Oil giant British Petroleum announced on Friday that it would implement new safety and performance standards in the wake of its massive spill last year in the Gulf of Mexico.
In a letter to the Bureau of Ocean Energy Management, Regulation, and Enforcement, BP said it would incorporate new safety measures nearly 15 months after an explosion at the Deepwater Horizon drilling rig killed 11 workers and spewed nearly 4.9 million barrels of oil into the Gulf. The measures would be in addition to any new government-established safety standards. BP is still awaiting U.S. government permission to resume drilling in the Gulf.
Responding to particular concerns that emerged following the Deepwater Horizon spill, BP said it would require operators to use blowout preventers that employ a twin set of shears and that it would ensure that the devices are tested by third parties. BP's Deepwater Horizon rig had a single set of blind shear rams at the time of the accident. It failed to activate and cut through the drill pipe to close off the well, inhibiting the blowout preventer from doing its job.
And the British oil giant said it would require lab testing for cement mixtures coming from outside cementing contractors, with results provided to “the applicable BOEMRE field office.” The presidential commission that investigated the spill found documents showing that several tests by contractor Halliburton indicated that its cement was "unstable," yet Halliburton did not forward those results to BP.
BP Chief Executive Bob Dudley said in a statement that the company was committed “to apply what we have learned to improve the way we operate. We believe the commitments we have outlined today will promote greater levels of safety and preparedness in deep-water drilling."
BOEMRE Director Michael Bromwich said at a House Natural Resources hearing on Friday, "BP has clearly been through a lot. I certainly applaud what they are doing here.”
BOEMRE, which has been working on its own safety standards for all offshore operators since the April 20, 2010, spill, welcomed the news from BP, but said the company’s enhancements do not exempt BP from BOEMRE’s industry-wide standards.
BP's standards, he said, are higher than that which BOEMRE is proposing for the whole industry.
House Natural Resources ranking member Rep.

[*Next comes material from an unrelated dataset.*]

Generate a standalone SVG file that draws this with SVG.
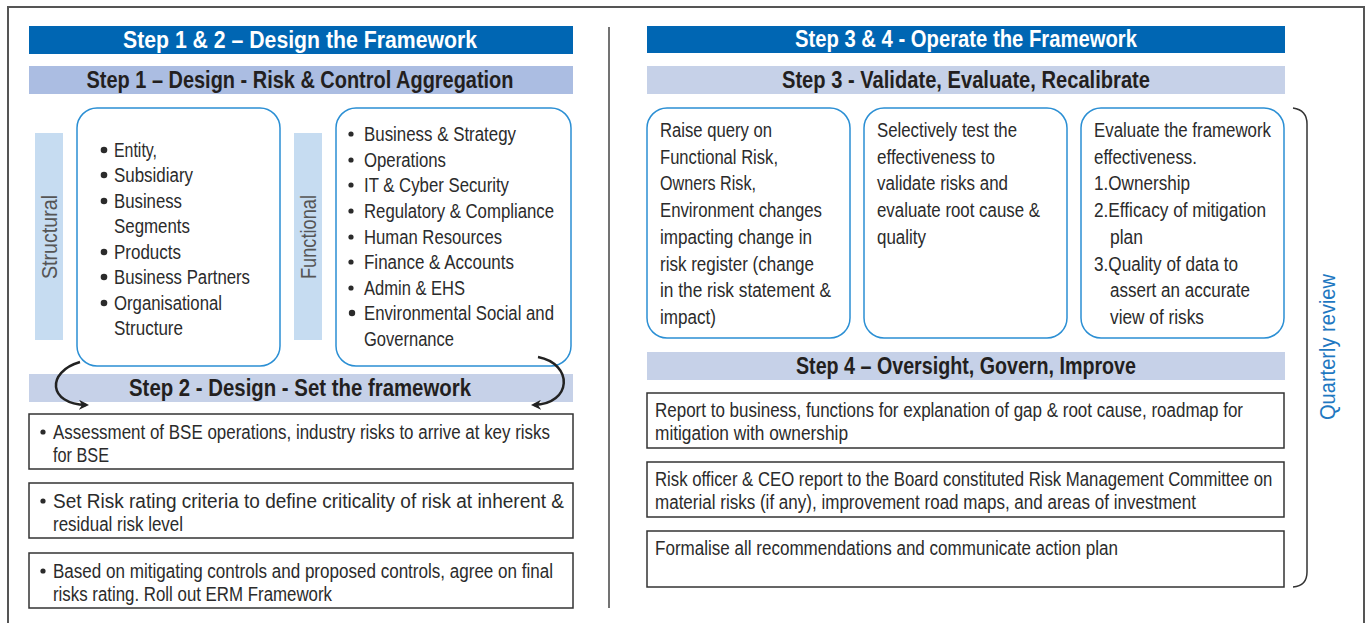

Edward Markey, D-Mass., asked Bromwich whether BP’s standards should be adopted across the industry, after the presidential spill commission determined that problems were “systemic.”
Though Bromwich said that any of BOEMRE's standards would need to face public comment, he added that the biggest oil companies should be able to take on the higher level of safety standards proposed by BP. “I think the majors would be able to do this,” Bromwich said.